Hera is Europe’s contribution to an international planetary defence experiment. Following the DART mission’s impact with the Dimorphos asteroid last year – modifying its orbit and sending a plume of debris thousands of kilometres out into space – Hera will return to Dimorphos to perform a close-up survey of the crater left by DART. The mission will also measure Dimorphos’ mass and make-up, along with that of the larger Didymos asteroid that Dimorphos orbits around.
Near the end of Hera’s current test campaign this solar wing deployment will be repeated, this time as a ‘hot deployment check’ where the deployment is commanded through and implemented by the spacecraft itself, as it will occur in space.
Hera is scheduled for launch in October 2024, to rendezvous with the Didymos and Dimorphos asteroid system.
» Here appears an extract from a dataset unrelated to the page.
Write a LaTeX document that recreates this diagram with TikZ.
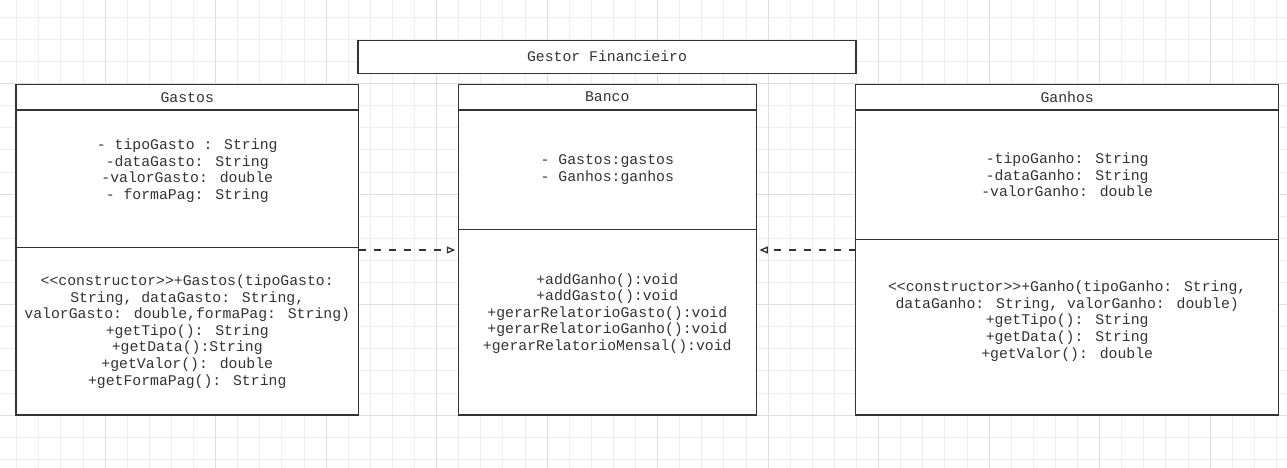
\documentclass[tikz,border=0pt]{standalone}
\usepackage{fontspec}
\newfontfamily\umlfont{Liberation Mono}
\usetikzlibrary{arrows.meta}
\definecolor{ink}{HTML}{333333}
\definecolor{gridminor}{HTML}{EDEDED}
\definecolor{gridmajor}{HTML}{DDDDDD}
\tikzset{
  comp/.style={draw=ink, line width=1.2pt, fill=white, rectangle, inner sep=0pt, outer sep=0pt, anchor=north west},
  umltext/.style={text=ink, font=\umlfont\fontsize{14.8}{16.6}\selectfont, align=center, inner sep=0pt},
  dep/.style={draw=ink, line width=1.3pt, dash pattern=on 7pt off 8pt, -{Triangle[fill=white, length=8.5pt, width=7pt, line width=1.3pt]}, shorten >=3pt},
  gridminorline/.style={draw=gridminor, line width=1pt},
  gridmajorline/.style={draw=gridmajor, line width=1pt}
}
\begin{document}
\begin{tikzpicture}[x=1pt, y=-1pt]
\useasboundingbox (0,0) rectangle (1287,468);
\fill[white] (0,0) rectangle (1287,468);
% grid
\foreach \k in {0,...,57} \draw[gridminorline] ({16.7+22.1*\k},0) -- ({16.7+22.1*\k},468);
\foreach \k in {0,...,20} \draw[gridminorline] (0,{17.3+22.1*\k}) -- (1287,{17.3+22.1*\k});
\foreach \k in {4,9,...,54} \draw[gridmajorline] ({16.7+22.1*\k},0) -- ({16.7+22.1*\k},468);
\foreach \k in {3,8,13,18} \draw[gridmajorline] (0,{17.3+22.1*\k}) -- (1287,{17.3+22.1*\k});

% Gestor Financeiro
\node[comp, minimum width=498pt, minimum height=33pt] (gestor) at (358,40.3) {};
\node[umltext] (gestorT) at (607,56.3) {Gestor Financieiro};

% Gastos
\node[comp, minimum width=342.5pt, minimum height=25.7pt] (gastosHead) at (16,84.3) {};
\node[comp, minimum width=342.5pt, minimum height=137.7pt] (gastosAttr) at (16,110) {};
\node[comp, minimum width=342.5pt, minimum height=167.3pt] (gastosOps) at (16,247.7) {};
\node[umltext] (gastosName) at (gastosHead.center) {Gastos};
\node[umltext] (gastosAttrT) at (187.25,170.5) {- tipoGasto : String\\-dataGasto: String\\-valorGasto: double\\- formaPag: String};
\node[umltext] (gastosOpsT) at (187.25,331.5) {<<constructor>>+Gastos(tipoGasto:\\String, dataGasto: String,\\valorGasto: double,formaPag: String)\\+getTipo(): String\\+getData():String\\+getValor(): double\\+getFormaPag(): String};

% Banco
\node[comp, minimum width=298pt, minimum height=25.7pt] (bancoHead) at (458.3,84.3) {};
\node[comp, minimum width=298pt, minimum height=119.7pt] (bancoAttr) at (458.3,110) {};
\node[comp, minimum width=298pt, minimum height=185.3pt] (bancoOps) at (458.3,229.7) {};
\node[umltext] (bancoName) at (bancoHead.center) {Banco};
\node[umltext] (bancoAttrT) at (607.3,169.5) {- Gastos:gastos\\- Ganhos:ganhos};
\node[umltext] (bancoOpsT) at (607.3,313.5) {+addGanho():void\\+addGasto():void\\+gerarRelatorioGasto():void\\+gerarRelatorioGanho():void\\+gerarRelatorioMensal():void};

% Ganhos
\node[comp, minimum width=423pt, minimum height=25.7pt] (ganhosHead) at (855.7,84.3) {};
\node[comp, minimum width=423pt, minimum height=129.7pt] (ganhosAttr) at (855.7,110) {};
\node[comp, minimum width=423pt, minimum height=175.3pt] (ganhosOps) at (855.7,239.7) {};
\node[umltext] (ganhosName) at (ganhosHead.center) {Ganhos};
\node[umltext] (ganhosAttrT) at (1067.2,175) {-tipoGanho: String\\-dataGanho: String\\-valorGanho: double};
\node[umltext] (ganhosOpsT) at (1067.2,321) {<<constructor>>+Ganho(tipoGanho: String,\\dataGanho: String, valorGanho: double)\\+getTipo(): String\\+getData(): String\\+getValor(): double};

% dependencies
\coordinate (arrowy) at (0,250);
\draw[dep] (gastosOps.north east |- arrowy) -- (bancoOps.west |- arrowy);
\draw[dep] (ganhosOps.north west |- arrowy) -- (bancoOps.east |- arrowy);
\end{tikzpicture}
\end{document}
The spacecraft’s onboard thrusters – seen here covered with red tags at each corner of its hull – will manoeuvre it through deep space to reach its destination just over two years later.
The facing side of the spacecraft was open during the deployment test because the team was still working inside it, finalising the installation of test sensors. Since then Hera has been sealed and its antennas fitted, allowing mechanical testing to proceed.
Operated for ESA by European Test Services, the ESTEC Test Centre is the largest facility of its kind in Europe, providing a complete suite of equipment for all aspects of satellite testing under a single roof. Hera will be on view to attendees of the ESA Open Day at ESTEC on Sunday 8 October.